É um fato que no mundo moderno a adolescência alcançou uma definição de realidade: um momento a ser vivido por cada sujeito sem que este possa evitá-lo ou possa determinar quando deseja sair dele. A adolescência é percebida como uma representação categórica na construção das histórias pessoais. Naturaliza-se a adolescência como um período essencial para o desenvolvimento do indivíduo. Não obstante os vários estudos que analisam a adolescência como um processo de construção social, esta ainda vem sendo difundida como um período de "tempestade e tormenta", da mesma forma que apresentado por Hall em 1904. A representação do adolescente como aquele que apresenta comportamentos instáveis, com freqüentes crises de identidade, apresentando conflitos intensos em relação consigo e com o social, está difundida na cultura, nas práticas sociais e nas relações interpessoais e intrapessoais.

Na sociedade moderna ocidental observam-se dificuldades em indicar direção para a transição desse estágio da vida, devido às descontinuidades de exigências e comportamentos feitos à adolescência e a idade adulta. Verifica-se que, à medida que as sociedades se tornam mais complexas, o período da adolescência também tem se tornado mais extenso. Assim os conflitos existenciais da adolescência normalmente aparecem como problemas entre o sujeito e a sociedade, pela indeterminação de um lugar no universo social. Um dos fatores que intensificam essa indeterminação está relacionado à ausência de rituais de passagem, pois a presença de símbolos torna possível a atribuição de sentido, mantendo o indivíduo no simbólico, isto é, dando-lhe possibilidades de constituir um código de referência e projetar um caminho futuro.

A adolescência portanto deve ser compreendida como um processo de transição biopsicossocial da infância para a idade adulta, onde estão presentes influências históricas e culturais na constituição do sujeito. As modificações subjetivas dos adolescentes ocorrem através da reformulação de fatores psicológicos internalizados, mas com uma forte influência dos aspectos culturais e sociais referentes ao "modelo" difundido na sociedade e, principalmente na mídia, além dos papéis atribuídos a cada gênero pela cultura. Sendo assim, parece errôneo falar-se de uma única "cultura adolescente". A adolescência é antes um processo estruturante da identidade corporal, social, sexual e afetiva, do que apenas um momento de crises e revoltas.

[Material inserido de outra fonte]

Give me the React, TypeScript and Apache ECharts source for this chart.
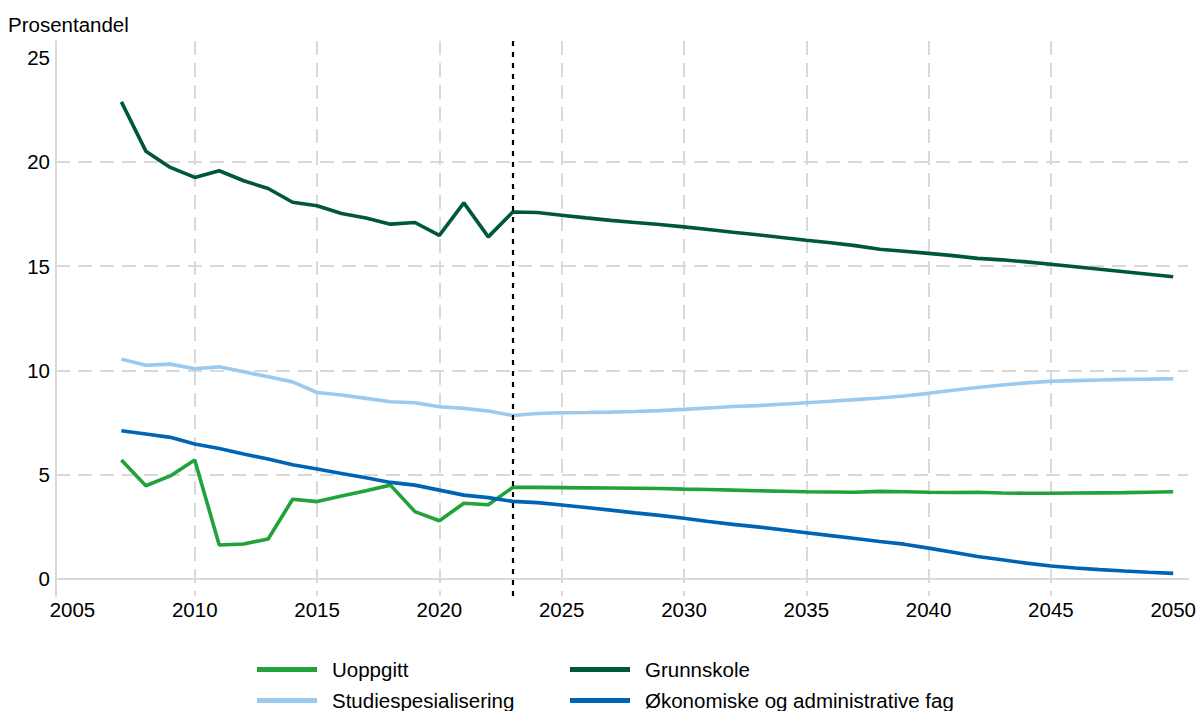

É necessário, como possibilidade para superar essa visão "negativista", reconhecer esse adolescente como alguém que cresceu, que amadureceu, e que deve ser tratado com respeito quanta às suas opiniões e desejos. Deve-se aceitá-lo como podendo ser responsável por seus atos, presentificá-lo como sujeito dotado de uma positividade. Deve-se, portanto, falar de adolescentes ao invés de adolescência, tornando possível investigar o modo como experimentam e interpretam as situações problemáticas, abrindo-se um espaço para o diálogo.